### Exercise objective
Carry none of the pictures over; set down the material below exactly.

### Given material
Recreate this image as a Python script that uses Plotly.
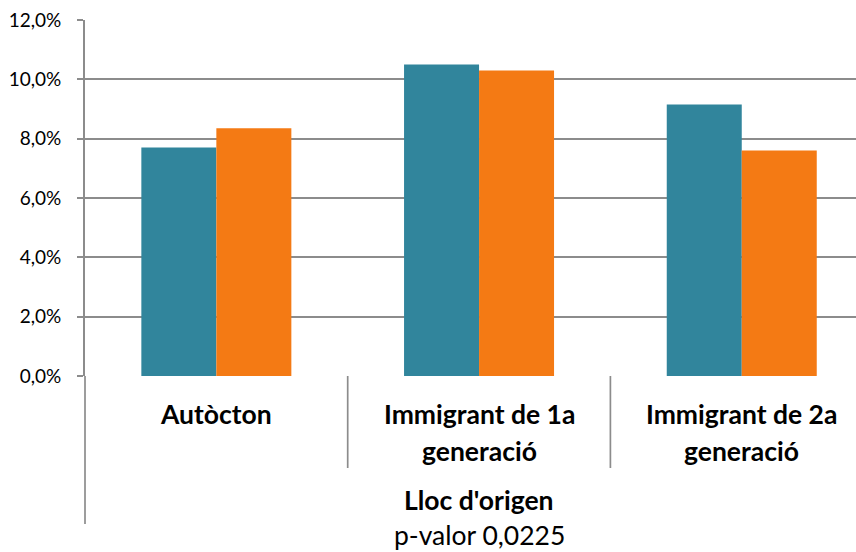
import plotly.graph_objects as go

categories = ["Autòcton", "Immigrant de 1a generació", "Immigrant de 2a generació"]
label_line1 = ["Autòcton", "Immigrant de 1a", "Immigrant de 2a"]
label_line2 = ["", "generació", "generació"]
series_a = [7.7, 10.5, 9.15]
series_b = [8.35, 10.3, 7.6]
ytick_vals = [0, 2, 4, 6, 8, 10, 12]
ytick_text = ["0,0%", "2,0%", "4,0%", "6,0%", "8,0%", "10,0%", "12,0%"]
axis_title = "Lloc d'origen"
subtitle = "p-valor 0,0225"

TEAL = "#31859C"
ORANGE = "#F47A14"
GRID = "#8C8C8C"
FONT = "Lato"
LBL = 26.5
LW = 1.7

W, H = 856, 552
ml, mr, mt, mb = 85, 0, 20, 176
plot_h = H - mt - mb
cat_w = 262.7
x_end = -0.5 + (W - ml - mr) / cat_w

fig = go.Figure()
fig.add_trace(go.Bar(x=categories, y=series_a, marker_color=TEAL, marker_line_width=0, showlegend=False))
fig.add_trace(go.Bar(x=categories, y=series_b, marker_color=ORANGE, marker_line_width=0, showlegend=False))

def py(pix):
    return (H - mb - pix) / plot_h

# divider lines between categories
for i in range(len(categories) - 1):
    fig.add_shape(type="line", xref="x", yref="paper", x0=i + 0.5, x1=i + 0.5,
                  y0=0, y1=py(468), line=dict(color=GRID, width=LW))
# left axis extension
fig.add_shape(type="line", xref="paper", yref="paper", x0=0, x1=0, y0=0, y1=py(524),
              line=dict(color=GRID, width=LW))

for i, c in enumerate(categories):
    fig.add_annotation(x=c, xref="x", yref="paper", y=py(414), text="<b>%s</b>" % label_line1[i],
                       showarrow=False, yanchor="middle", font=dict(family=FONT, size=LBL, color="black"))
    if label_line2[i]:
        fig.add_annotation(x=c, xref="x", yref="paper", y=py(451), text="<b>%s</b>" % label_line2[i],
                           showarrow=False, yanchor="middle", font=dict(family=FONT, size=LBL, color="black"))

fig.add_annotation(x=categories[1], xref="x", yref="paper", y=py(500),
                   text="<b>%s</b>" % axis_title, showarrow=False, yanchor="middle",
                   font=dict(family=FONT, size=LBL, color="black"))
fig.add_annotation(x=categories[1], xref="x", yref="paper", y=py(535), text=subtitle, showarrow=False,
                   yanchor="middle", font=dict(family=FONT, size=LBL, color="black"))

fig.update_layout(
    width=W, height=H,
    margin=dict(l=ml, r=mr, t=mt, b=mb, pad=0, autoexpand=False),
    paper_bgcolor="white", plot_bgcolor="white",
    barmode="group", bargap=0.429, bargroupgap=0,
    font=dict(family=FONT, size=19, color="black"),
)
fig.update_xaxes(range=[-0.5, x_end], showticklabels=False, showgrid=False, zeroline=False,
                 showline=False, ticks="", automargin=False)
fig.update_yaxes(range=[0, 12], tickvals=ytick_vals, ticktext=ytick_text, showgrid=True,
                 gridcolor=GRID, gridwidth=LW, zeroline=False, showline=True, linecolor=GRID,
                 linewidth=LW, ticks="outside", ticklen=6, tickcolor=GRID, tickwidth=LW,
                 ticklabelstandoff=12, automargin=False,
                 tickfont=dict(family=FONT, size=19, color="black"))

fig.write_html("out.html", config={"displayModeBar": False},
               post_script="document.body.style.margin='0';document.body.style.overflow='hidden';")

### Worked answer
Recreate this image as a Python script that uses Plotly.
import plotly.graph_objects as go

categories = ["Autòcton", "Immigrant de 1a generació", "Immigrant de 2a generació"]
label_line1 = ["Autòcton", "Immigrant de 1a", "Immigrant de 2a"]
label_line2 = ["", "generació", "generació"]
series_a = [7.7, 10.5, 9.15]
series_b = [8.35, 10.3, 7.6]
ytick_vals = [0, 2, 4, 6, 8, 10, 12]
ytick_text = ["0,0%", "2,0%", "4,0%", "6,0%", "8,0%", "10,0%", "12,0%"]
axis_title = "Lloc d'origen"
subtitle = "p-valor 0,0225"

TEAL = "#31859C"
ORANGE = "#F47A14"
GRID = "#8C8C8C"
FONT = "Lato"
LBL = 26.5
LW = 1.7

W, H = 856, 552
ml, mr, mt, mb = 85, 0, 20, 176
plot_h = H - mt - mb
cat_w = 262.7
x_end = -0.5 + (W - ml - mr) / cat_w

fig = go.Figure()
fig.add_trace(go.Bar(x=categories, y=series_a, marker_color=TEAL, marker_line_width=0, showlegend=False))
fig.add_trace(go.Bar(x=categories, y=series_b, marker_color=ORANGE, marker_line_width=0, showlegend=False))

def py(pix):
    return (H - mb - pix) / plot_h

# divider lines between categories
for i in range(len(categories) - 1):
    fig.add_shape(type="line", xref="x", yref="paper", x0=i + 0.5, x1=i + 0.5,
                  y0=0, y1=py(468), line=dict(color=GRID, width=LW))
# left axis extension
fig.add_shape(type="line", xref="paper", yref="paper", x0=0, x1=0, y0=0, y1=py(524),
              line=dict(color=GRID, width=LW))

for i, c in enumerate(categories):
    fig.add_annotation(x=c, xref="x", yref="paper", y=py(414), text="<b>%s</b>" % label_line1[i],
                       showarrow=False, yanchor="middle", font=dict(family=FONT, size=LBL, color="black"))
    if label_line2[i]:
        fig.add_annotation(x=c, xref="x", yref="paper", y=py(451), text="<b>%s</b>" % label_line2[i],
                           showarrow=False, yanchor="middle", font=dict(family=FONT, size=LBL, color="black"))

fig.add_annotation(x=categories[1], xref="x", yref="paper", y=py(500),
                   text="<b>%s</b>" % axis_title, showarrow=False, yanchor="middle",
                   font=dict(family=FONT, size=LBL, color="black"))
fig.add_annotation(x=categories[1], xref="x", yref="paper", y=py(535), text=subtitle, showarrow=False,
                   yanchor="middle", font=dict(family=FONT, size=LBL, color="black"))

fig.update_layout(
    width=W, height=H,
    margin=dict(l=ml, r=mr, t=mt, b=mb, pad=0, autoexpand=False),
    paper_bgcolor="white", plot_bgcolor="white",
    barmode="group", bargap=0.429, bargroupgap=0,
    font=dict(family=FONT, size=19, color="black"),
)
fig.update_xaxes(range=[-0.5, x_end], showticklabels=False, showgrid=False, zeroline=False,
                 showline=False, ticks="", automargin=False)
fig.update_yaxes(range=[0, 12], tickvals=ytick_vals, ticktext=ytick_text, showgrid=True,
                 gridcolor=GRID, gridwidth=LW, zeroline=False, showline=True, linecolor=GRID,
                 linewidth=LW, ticks="outside", ticklen=6, tickcolor=GRID, tickwidth=LW,
                 ticklabelstandoff=12, automargin=False,
                 tickfont=dict(family=FONT, size=19, color="black"))

fig.write_html("out.html", config={"displayModeBar": False},
               post_script="document.body.style.margin='0';document.body.style.overflow='hidden';")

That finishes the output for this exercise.